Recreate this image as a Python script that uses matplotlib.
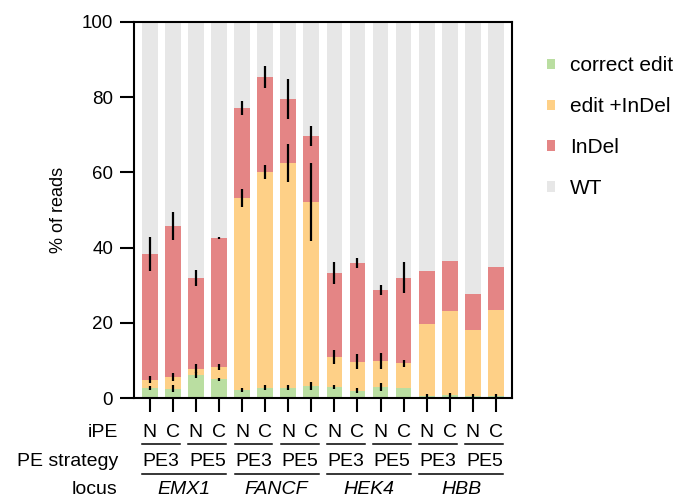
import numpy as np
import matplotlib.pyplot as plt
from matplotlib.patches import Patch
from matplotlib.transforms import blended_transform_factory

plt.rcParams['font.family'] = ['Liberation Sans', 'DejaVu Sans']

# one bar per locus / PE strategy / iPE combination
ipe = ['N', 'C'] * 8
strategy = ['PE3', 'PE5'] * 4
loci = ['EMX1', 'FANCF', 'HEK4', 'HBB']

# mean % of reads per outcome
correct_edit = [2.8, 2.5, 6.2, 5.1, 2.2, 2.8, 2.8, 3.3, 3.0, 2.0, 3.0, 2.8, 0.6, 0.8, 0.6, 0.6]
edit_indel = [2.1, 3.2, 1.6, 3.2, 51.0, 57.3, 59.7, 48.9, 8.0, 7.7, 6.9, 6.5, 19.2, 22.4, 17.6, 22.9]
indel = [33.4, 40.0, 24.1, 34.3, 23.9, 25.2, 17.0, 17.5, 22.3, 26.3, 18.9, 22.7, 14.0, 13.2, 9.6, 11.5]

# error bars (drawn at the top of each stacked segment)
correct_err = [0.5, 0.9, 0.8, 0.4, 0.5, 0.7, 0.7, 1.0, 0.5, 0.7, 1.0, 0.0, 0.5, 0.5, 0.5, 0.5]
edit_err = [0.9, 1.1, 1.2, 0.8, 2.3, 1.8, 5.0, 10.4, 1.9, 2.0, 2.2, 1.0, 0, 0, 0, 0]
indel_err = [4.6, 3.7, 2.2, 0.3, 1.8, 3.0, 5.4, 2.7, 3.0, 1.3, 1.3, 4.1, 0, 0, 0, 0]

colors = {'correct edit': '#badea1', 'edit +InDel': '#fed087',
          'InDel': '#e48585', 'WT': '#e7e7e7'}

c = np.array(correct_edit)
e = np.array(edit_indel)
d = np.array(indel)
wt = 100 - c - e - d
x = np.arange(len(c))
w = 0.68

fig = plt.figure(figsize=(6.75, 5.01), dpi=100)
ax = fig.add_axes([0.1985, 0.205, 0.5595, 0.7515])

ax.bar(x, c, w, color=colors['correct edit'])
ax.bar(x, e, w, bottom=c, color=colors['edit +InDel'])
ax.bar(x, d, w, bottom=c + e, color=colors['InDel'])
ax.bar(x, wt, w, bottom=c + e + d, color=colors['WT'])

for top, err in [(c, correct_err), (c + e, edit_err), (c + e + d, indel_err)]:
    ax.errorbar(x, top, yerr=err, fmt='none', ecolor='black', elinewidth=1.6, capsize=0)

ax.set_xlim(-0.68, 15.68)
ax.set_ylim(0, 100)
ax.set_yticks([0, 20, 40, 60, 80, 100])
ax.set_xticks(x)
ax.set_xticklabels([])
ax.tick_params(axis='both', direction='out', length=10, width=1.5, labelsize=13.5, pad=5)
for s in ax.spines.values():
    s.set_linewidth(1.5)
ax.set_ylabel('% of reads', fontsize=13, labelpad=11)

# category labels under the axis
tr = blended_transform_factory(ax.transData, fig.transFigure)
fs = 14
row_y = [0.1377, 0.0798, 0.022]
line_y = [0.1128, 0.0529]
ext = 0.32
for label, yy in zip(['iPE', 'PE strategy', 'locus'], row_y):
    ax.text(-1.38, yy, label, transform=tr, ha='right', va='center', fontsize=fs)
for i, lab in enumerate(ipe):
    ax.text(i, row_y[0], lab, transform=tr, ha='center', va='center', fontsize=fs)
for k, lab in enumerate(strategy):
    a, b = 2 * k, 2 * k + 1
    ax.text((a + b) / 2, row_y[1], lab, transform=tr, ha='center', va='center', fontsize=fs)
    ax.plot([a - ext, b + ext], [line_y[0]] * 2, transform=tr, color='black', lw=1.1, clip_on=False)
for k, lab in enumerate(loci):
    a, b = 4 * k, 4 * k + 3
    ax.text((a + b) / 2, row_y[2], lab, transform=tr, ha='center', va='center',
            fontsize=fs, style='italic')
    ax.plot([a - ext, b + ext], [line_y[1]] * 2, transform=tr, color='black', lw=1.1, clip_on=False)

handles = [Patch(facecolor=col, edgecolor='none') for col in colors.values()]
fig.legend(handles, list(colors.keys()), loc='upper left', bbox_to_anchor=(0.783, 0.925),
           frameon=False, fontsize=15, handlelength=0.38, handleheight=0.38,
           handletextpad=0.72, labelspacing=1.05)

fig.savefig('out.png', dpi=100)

= = = = =

== WRITTEN INSTRUCTION ==
Copy out all the data without changing anything, and drop the pictures.

== EXERCISE OUTPUT ==
Recreate this image as a Python script that uses matplotlib.
import numpy as np
import matplotlib.pyplot as plt
from matplotlib.patches import Patch
from matplotlib.transforms import blended_transform_factory

plt.rcParams['font.family'] = ['Liberation Sans', 'DejaVu Sans']

# one bar per locus / PE strategy / iPE combination
ipe = ['N', 'C'] * 8
strategy = ['PE3', 'PE5'] * 4
loci = ['EMX1', 'FANCF', 'HEK4', 'HBB']

# mean % of reads per outcome
correct_edit = [2.8, 2.5, 6.2, 5.1, 2.2, 2.8, 2.8, 3.3, 3.0, 2.0, 3.0, 2.8, 0.6, 0.8, 0.6, 0.6]
edit_indel = [2.1, 3.2, 1.6, 3.2, 51.0, 57.3, 59.7, 48.9, 8.0, 7.7, 6.9, 6.5, 19.2, 22.4, 17.6, 22.9]
indel = [33.4, 40.0, 24.1, 34.3, 23.9, 25.2, 17.0, 17.5, 22.3, 26.3, 18.9, 22.7, 14.0, 13.2, 9.6, 11.5]

# error bars (drawn at the top of each stacked segment)
correct_err = [0.5, 0.9, 0.8, 0.4, 0.5, 0.7, 0.7, 1.0, 0.5, 0.7, 1.0, 0.0, 0.5, 0.5, 0.5, 0.5]
edit_err = [0.9, 1.1, 1.2, 0.8, 2.3, 1.8, 5.0, 10.4, 1.9, 2.0, 2.2, 1.0, 0, 0, 0, 0]
indel_err = [4.6, 3.7, 2.2, 0.3, 1.8, 3.0, 5.4, 2.7, 3.0, 1.3, 1.3, 4.1, 0, 0, 0, 0]

colors = {'correct edit': '#badea1', 'edit +InDel': '#fed087',
          'InDel': '#e48585', 'WT': '#e7e7e7'}

c = np.array(correct_edit)
e = np.array(edit_indel)
d = np.array(indel)
wt = 100 - c - e - d
x = np.arange(len(c))
w = 0.68

fig = plt.figure(figsize=(6.75, 5.01), dpi=100)
ax = fig.add_axes([0.1985, 0.205, 0.5595, 0.7515])

ax.bar(x, c, w, color=colors['correct edit'])
ax.bar(x, e, w, bottom=c, color=colors['edit +InDel'])
ax.bar(x, d, w, bottom=c + e, color=colors['InDel'])
ax.bar(x, wt, w, bottom=c + e + d, color=colors['WT'])

for top, err in [(c, correct_err), (c + e, edit_err), (c + e + d, indel_err)]:
    ax.errorbar(x, top, yerr=err, fmt='none', ecolor='black', elinewidth=1.6, capsize=0)

ax.set_xlim(-0.68, 15.68)
ax.set_ylim(0, 100)
ax.set_yticks([0, 20, 40, 60, 80, 100])
ax.set_xticks(x)
ax.set_xticklabels([])
ax.tick_params(axis='both', direction='out', length=10, width=1.5, labelsize=13.5, pad=5)
for s in ax.spines.values():
    s.set_linewidth(1.5)
ax.set_ylabel('% of reads', fontsize=13, labelpad=11)

# category labels under the axis
tr = blended_transform_factory(ax.transData, fig.transFigure)
fs = 14
row_y = [0.1377, 0.0798, 0.022]
line_y = [0.1128, 0.0529]
ext = 0.32
for label, yy in zip(['iPE', 'PE strategy', 'locus'], row_y):
    ax.text(-1.38, yy, label, transform=tr, ha='right', va='center', fontsize=fs)
for i, lab in enumerate(ipe):
    ax.text(i, row_y[0], lab, transform=tr, ha='center', va='center', fontsize=fs)
for k, lab in enumerate(strategy):
    a, b = 2 * k, 2 * k + 1
    ax.text((a + b) / 2, row_y[1], lab, transform=tr, ha='center', va='center', fontsize=fs)
    ax.plot([a - ext, b + ext], [line_y[0]] * 2, transform=tr, color='black', lw=1.1, clip_on=False)
for k, lab in enumerate(loci):
    a, b = 4 * k, 4 * k + 3
    ax.text((a + b) / 2, row_y[2], lab, transform=tr, ha='center', va='center',
            fontsize=fs, style='italic')
    ax.plot([a - ext, b + ext], [line_y[1]] * 2, transform=tr, color='black', lw=1.1, clip_on=False)

handles = [Patch(facecolor=col, edgecolor='none') for col in colors.values()]
fig.legend(handles, list(colors.keys()), loc='upper left', bbox_to_anchor=(0.783, 0.925),
           frameon=False, fontsize=15, handlelength=0.38, handleheight=0.38,
           handletextpad=0.72, labelspacing=1.05)

fig.savefig('out.png', dpi=100)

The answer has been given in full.